As a band, Dumbass have been performing since the mid 90s. But, influenced by the art of the happening as well as the ideas and practice of Fluxus, Fixer and Zeke have expanded their performance practice beyond just playing songs.
In addition to performances for audiences, which may take the form of straight-ahead music concerts, more theatrical pieces, or events more akin to happenings, Fixer and Zeke also perform what we classify as “actions.”
ACTIONS:
Actions are things that we do. We do them with our bodies and our minds. They are, in this sense, performances; but they are not performances directly for an audience. We developed the “actions” concept in the very early 2000s in conjunction with an album that we called “The Execution of Certain Actions.” We were exploring the idea of ritual, the place that it plays in religious systems, in magic, and in the world of meaning and action in everyday life. We then decided that the best way to explore and express the findings of our explorations for this album would be to perform a set of invented ritual actions.
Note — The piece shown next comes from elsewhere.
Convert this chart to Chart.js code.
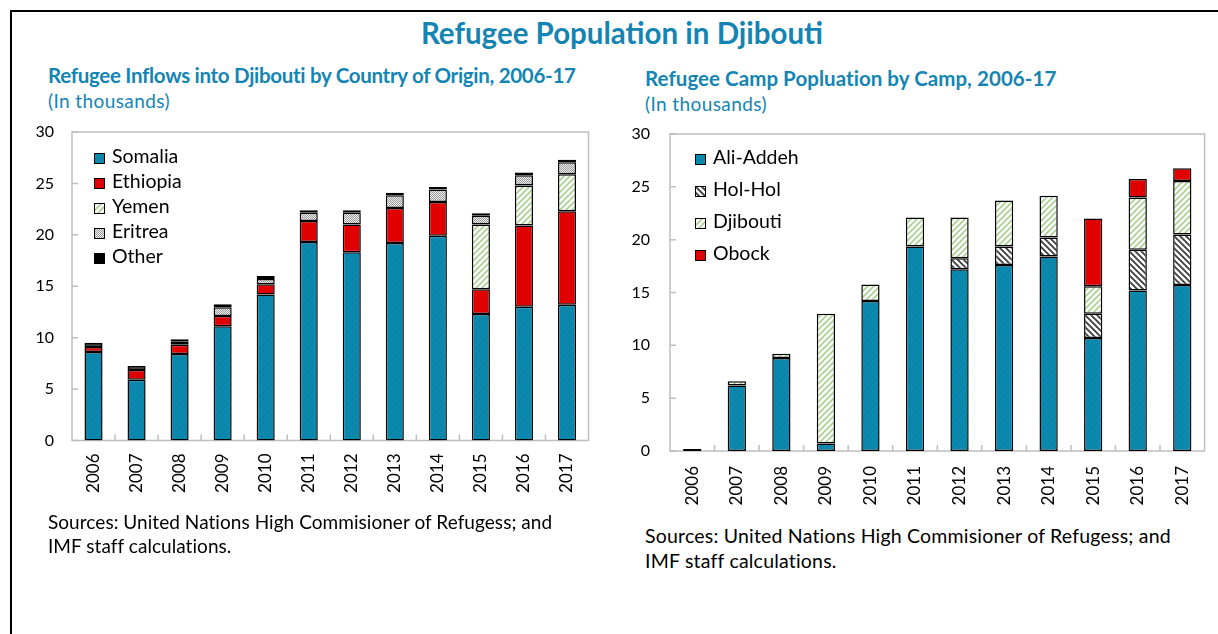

These actions would be the “score” for the album and would produce the music that would become the album (like a traditional musical score, when played by musicians, leads to the piece of music that the listener hears). We snuck into scrap-yards and rail-yards in the middle of the night with a portable tape-recorder, performing percussive ritual-like actions, drumming on the objects we found there. We set up situations back in the studio and performed ritual-like actions within. The resulting album is still one of our favourite works.
This focus on actions as the work of art itself, and the finished recording as merely a “record” of the actions, opened up a new creative field for us to explore. Several other “records” of actions have been created since, three of the most prominent being Stories, Summer/Winter/Two-Weeks, and The Execution of Random Actions (a sister-album to The Execution of Certain Actions).